Wednesday, October 7, 2015

In short: Bad Karma (2002)

Mental patient Maureen Hatcher (Patsy Kensit), violently breaks out of her cosy little hospital to finally get the opportunity for a decent get-together with her psychiatrist Dr Trey Campbell (Patrick Muldoon). You see, ever since she was kidnapped and tortured by a guy who thought he was the reincarnation of a victim of Jack the Ripper, Maureen has been convinced she is the reincarnation of Jack’s girlfriend and partner Agnes. And Trey for his part is of course supposed to be the unwitting reincarnation of Jack himself.

So off Maureen goes to the island where Trey and his family (Amy Locane and Aimee O’Sullivan) are on vacation to do a bit of psycho killing and family threatening to awaken the spirit of her beloved.

Now if you think all this does sound rather stupid, you really haven’t seen veteran director John Hough’s embarrassing presentation. It’s Hough’s final movie, and one can’t help but think it would have been less cosmically horrifying if the poor guy could have ended on a slightly less crappy note, like an episode of a soap opera or something. As the film stands, Hough – a man whose films I disliked more often than not but who clearly had all the basic competences of a filmmaker – directs the thing like a particularly bad TV movie, with no suggestion of a sense of atmosphere, going through the usual motions of the serial killer thriller without conviction or interest, adding some mild and boring sleaze to it while this long-suffering viewer can barely keep his eyes open. Not that there is much to see, mind you.

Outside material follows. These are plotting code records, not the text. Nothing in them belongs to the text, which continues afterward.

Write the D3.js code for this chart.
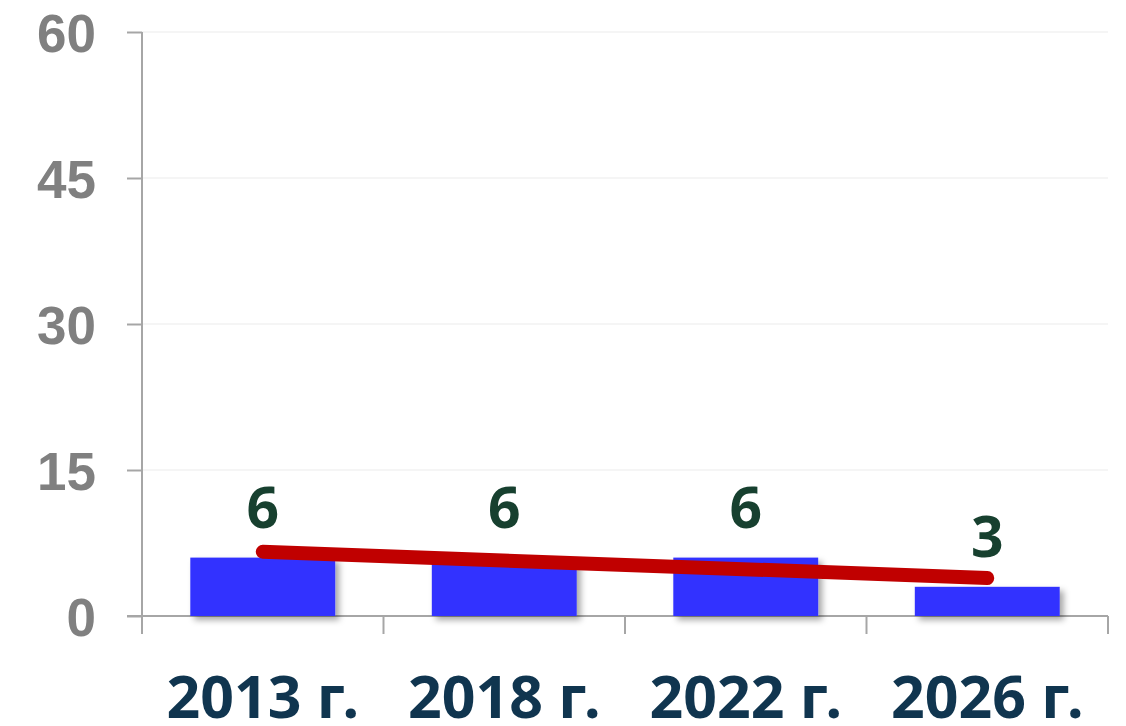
<!DOCTYPE html>
<html>
<head>
<meta charset="utf-8">
<script src="https://cdn.jsdelivr.net/npm/d3@7"></script>
<style>
  body { margin: 0; background: #fff; }
  svg { display: block; }
</style>
</head>
<body>
<div class="chart-container"></div>
<script>
// data
const years = ['2013 г.', '2018 г.', '2022 г.', '2026 г.'];
const values = [6, 6, 6, 3];
const yTicks = [0, 15, 30, 45, 60];

const W = 1126, H = 726;
const margin = { top: 32, right: 18, bottom: 110, left: 142 };
const width = W - margin.left - margin.right;
const height = H - margin.top - margin.bottom;

const svg = d3.select('.chart-container')
    .append('svg')
    .attr('width', W)
    .attr('height', H);

const defs = svg.append('defs');
const f = defs.append('filter').attr('id', 'shadow')
    .attr('x', '-10%').attr('y', '-20%').attr('width', '130%').attr('height', '160%');
f.append('feDropShadow')
    .attr('dx', 4).attr('dy', 4).attr('stdDeviation', 3)
    .attr('flood-color', '#000').attr('flood-opacity', 0.35);

const g = svg.append('g')
    .attr('transform', `translate(${margin.left},${margin.top})`);

const x = d3.scaleBand()
    .domain(years)
    .range([0, width])
    .paddingInner(0.4)
    .paddingOuter(0.2);

const xo = d3.scaleBand().domain(years).range([0, width]);

const y = d3.scaleLinear()
    .domain([0, 60])
    .range([height, 0]);

// gridlines
g.append('g')
    .selectAll('line')
    .data(yTicks.filter(d => d > 0))
    .enter().append('line')
    .attr('x1', 0).attr('x2', width)
    .attr('y1', d => y(d)).attr('y2', d => y(d))
    .attr('stroke', '#f2f2f2')
    .attr('stroke-width', 1.5);

// y axis
const yAxis = g.append('g')
    .call(d3.axisLeft(y).tickValues(yTicks).tickSize(15).tickPadding(31));
yAxis.selectAll('line').attr('stroke', '#a6a6a6').attr('stroke-width', 2);
yAxis.select('.domain').attr('stroke', '#a6a6a6').attr('stroke-width', 2)
    .attr('d', `M0,0V${height + 18}`);
yAxis.selectAll('text')
    .attr('fill', '#808080')
    .attr('font-family', '"Liberation Sans", Arial, sans-serif')
    .attr('font-weight', 'bold')
    .attr('font-size', '53px')
    .attr('dy', '0.36em');

// x axis line + category ticks
const xg = g.append('g').attr('transform', `translate(0,${height})`);
xg.append('line')
    .attr('x1', -15).attr('x2', width)
    .attr('stroke', '#a6a6a6').attr('stroke-width', 2);
xg.selectAll('.xt')
    .data(years.slice(1).map(d => xo(d)).concat([width]))
    .enter().append('line')
    .attr('x1', d => d).attr('x2', d => d)
    .attr('y1', 0).attr('y2', 18)
    .attr('stroke', '#a6a6a6').attr('stroke-width', 2);

xg.selectAll('.xl')
    .data(years)
    .enter().append('text')
    .attr('x', d => xo(d) + xo.bandwidth() / 2)
    .attr('y', 102)
    .attr('text-anchor', 'middle')
    .attr('fill', '#10354f')
    .attr('font-family', '"Noto Sans", "Open Sans", sans-serif')
    .attr('font-weight', 'bold')
    .attr('font-size', '59px')
    .text(d => d);

// bars
g.selectAll('.bar')
    .data(values)
    .enter().append('rect')
    .attr('x', (d, i) => x(years[i]))
    .attr('y', d => y(d))
    .attr('width', x.bandwidth())
    .attr('height', d => height - y(d))
    .attr('fill', '#3333ff')
    .attr('filter', 'url(#shadow)');

// linear trend line
const n = values.length;
const xs = values.map((d, i) => i + 1);
const mx = d3.mean(xs), my = d3.mean(values);
const slope = d3.sum(xs, (xi, i) => (xi - mx) * (values[i] - my)) / d3.sum(xs, xi => (xi - mx) ** 2);
const icpt = my - slope * mx;
const trend = years.map((d, i) => ({ cx: xo(d) + xo.bandwidth() / 2, v: icpt + slope * (i + 1) }));

g.append('path')
    .datum([trend[0], trend[n - 1]])
    .attr('d', d3.line().x(d => d.cx).y(d => y(d.v)))
    .attr('fill', 'none')
    .attr('stroke', '#c00000')
    .attr('stroke-width', 14)
    .attr('stroke-linecap', 'round');

// value labels
g.selectAll('.lbl')
    .data(values)
    .enter().append('text')
    .attr('x', (d, i) => xo(years[i]) + xo.bandwidth() / 2)
    .attr('y', d => y(d) - 30)
    .attr('text-anchor', 'middle')
    .attr('fill', '#17402f')
    .attr('font-family', '"Noto Sans", "Open Sans", sans-serif')
    .attr('font-weight', 'bold')
    .attr('font-size', '57px')
    .text(d => d);
</script>
</body>
</html>
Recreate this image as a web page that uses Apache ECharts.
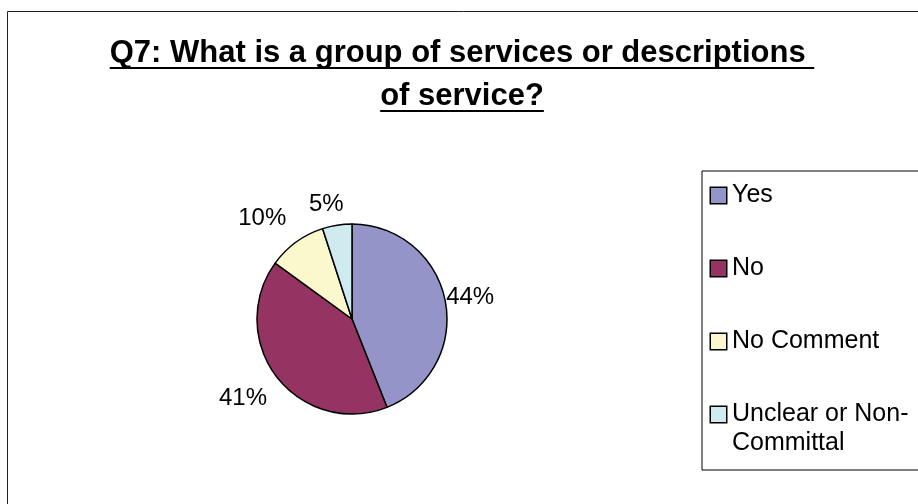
<!DOCTYPE html>
<html>
<head>
<meta charset="utf-8">
<script src="https://cdn.jsdelivr.net/npm/echarts@6/dist/echarts.min.js"></script>
<style>
  html, body { margin: 0; padding: 0; background: #fff; }
  #chart { width: 918px; height: 504px; }
</style>
</head>
<body>
<div id="chart"></div>
<script>
// Survey answers to Q7
const categories = ['Yes', 'No', 'No Comment', 'Unclear or Non-Committal'];
const shares = [44, 41, 10, 5];
const titleLines = ['Q7: What is a group of services or descriptions ', 'of service?'];

const palette = ['#9494C9', '#953462', '#FBF8CE', '#D0EBEF'];
const FONT = '"Liberation Sans", Arial, Helvetica, sans-serif';
// small offsets for the outside percentage labels, per slice
const labelNudge = [[-9, -2], [-2, 15], [-4, -16], [8, -11]];

const chart = echarts.init(document.getElementById('chart'), null, { renderer: 'canvas' });

function textWidth(str, font) {
  const ctx = document.createElement('canvas').getContext('2d');
  ctx.font = font;
  return ctx.measureText(str).width;
}

// underlined, centred two-line title
const titleSize = 31;
const titleX = 462;
const titleY = [53, 96];
const titleGraphics = [];
titleLines.forEach((line, i) => {
  const w = textWidth(line, 'bold ' + titleSize + 'px ' + FONT);
  titleGraphics.push({
    type: 'text', x: titleX, y: titleY[i], silent: true,
    style: {
      text: line, fill: '#000', fontSize: titleSize, fontWeight: 'bold',
      fontFamily: FONT, align: 'center', verticalAlign: 'middle'
    }
  });
  titleGraphics.push({
    type: 'rect', silent: true,
    shape: { x: titleX - w / 2, y: titleY[i] + 14, width: w, height: 2 },
    style: { fill: '#000' }
  });
});

// legend entries: coloured square + wrapped text
const legendFontSize = 25;
const legendLineHeight = 29;
const swatch = 15;
const legendRich = {
  t: { fontSize: legendFontSize, lineHeight: legendLineHeight, color: '#000', fontFamily: FONT, padding: [0, 0, 0, 6] },
  gap: { width: swatch }
};
palette.forEach((c, i) => {
  legendRich['sq' + i] = { width: swatch, height: swatch, backgroundColor: c, borderColor: '#000', borderWidth: 1.5 };
});

function legendLabel(name) {
  const i = categories.indexOf(name);
  return name.replace('Non-', 'Non-\n').split('\n')
    .map((part, k) => (k === 0 ? '{sq' + i + '|}' : '{gap|}') + '{t|' + part + '}')
    .join('\n');
}

chart.setOption({
  animation: false,
  backgroundColor: '#fff',
  graphic: [
    {
      type: 'rect', silent: true,
      shape: { x: 7.5, y: 11.5, width: 1000, height: 1000 },
      style: { fill: 'none', stroke: '#222', lineWidth: 1 }
    }
  ].concat(titleGraphics),
  legend: {
    orient: 'vertical',
    left: 702,
    top: 171,
    icon: 'none',
    itemWidth: 0,
    itemHeight: 0,
    itemGap: 44,
    padding: [10, 30, 12, 4],
    borderColor: '#000',
    borderWidth: 1,
    selectedMode: false,
    data: categories,
    formatter: legendLabel,
    textStyle: { fontSize: legendFontSize, lineHeight: legendLineHeight, fontFamily: FONT, color: '#000', rich: legendRich }
  },
  series: [{
    type: 'pie',
    center: [352, 319],
    radius: 95,
    startAngle: 90,
    clockwise: true,
    avoidLabelOverlap: false,
    silent: true,
    emphasis: { disabled: true },
    itemStyle: { borderColor: '#000', borderWidth: 1.5 },
    label: {
      show: true, position: 'outside', formatter: '{c}%',
      fontSize: 24, color: '#000', fontFamily: FONT, distanceToLabelLine: 0
    },
    labelLine: { show: false, length: 10, length2: 0 },
    labelLayout: p => ({ dx: labelNudge[p.dataIndex][0], dy: labelNudge[p.dataIndex][1] }),
    data: categories.map((name, i) => ({ name, value: shares[i], itemStyle: { color: palette[i] } }))
  }]
});
</script>
</body>
</html>
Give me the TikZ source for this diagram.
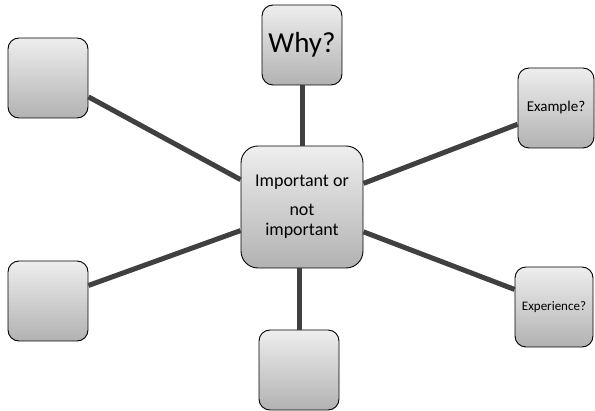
\documentclass[tikz,border=0pt]{standalone}
\usepackage{fontspec}
\setmainfont{Carlito}
\definecolor{boxtop}{RGB}{238,238,238}
\definecolor{boxbottom}{RGB}{178,178,178}
\definecolor{spoke}{RGB}{64,64,64}

\begin{document}
\begin{tikzpicture}[x=1pt, y=-1pt,
  box/.style={draw=black, line width=0.9pt, rounded corners=11pt,
    top color=boxtop, bottom color=boxbottom, inner sep=0pt,
    align=center, minimum width=80pt, minimum height=80pt},
  spokeline/.style={spoke, line width=5pt}]

\useasboundingbox (0,0) rectangle (595,411);

% ===== Central box =====
\node[box, rounded corners=17pt, minimum width=122pt, minimum height=122pt,
  font=\fontsize{18}{20}\selectfont] (topic) at (302,207)
  {Important or\\[9pt] not\\ important};

% ===== Outer boxes =====
\node[box, font=\fontsize{29}{32}\selectfont] (why) at (302,45) {Why?};
\node[box] (lefttop) at (48,78) {};
\node[box] (leftbottom) at (48,301) {};
\node[box] (bottom) at (299,370) {};
\node[box, minimum width=76pt, font=\fontsize{15}{17}\selectfont]
  (example) at (556,108) {Example?};
\node[box, minimum width=78pt, font=\fontsize{13}{15}\selectfont]
  (experience) at (554,307) {Experience?};

% ===== Spokes =====
\draw[spokeline] (topic.north) -- (why.south);
\draw[spokeline] (bottom.north) -- (bottom.north |- topic.south);
\draw[spokeline] (topic.156) -- (lefttop.-25);
\draw[spokeline] (topic.201) -- (leftbottom.21);
\draw[spokeline] (topic.21) -- (example.203);
\draw[spokeline] (topic.-22) -- (experience.156);

\end{tikzpicture}
\end{document}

Hough’s non-efforts are further dragged into nothingness by a particularly stupid script with dialogue which finds that difficult to reach place where the insipid meets puffed up self-importance.

The only good thing about this is Patsy Kensit’s performance (how often do you expect to read that sentence anywhere?). Kensit is cheesing it up quite enthusiastically, making absurd crazy-faces, and putting extra emphasis on the most stupid parts of the dialogue, excellently wallowing in all that is wrong with the movie. Too bad the rest of the cast is so wooden and drab, because if they had been playing up the absurdity of the affair this much, too, Bad Karma might still have become an entertaining bit of nonsense, instead of the boring bit of nonsense it turned out to be.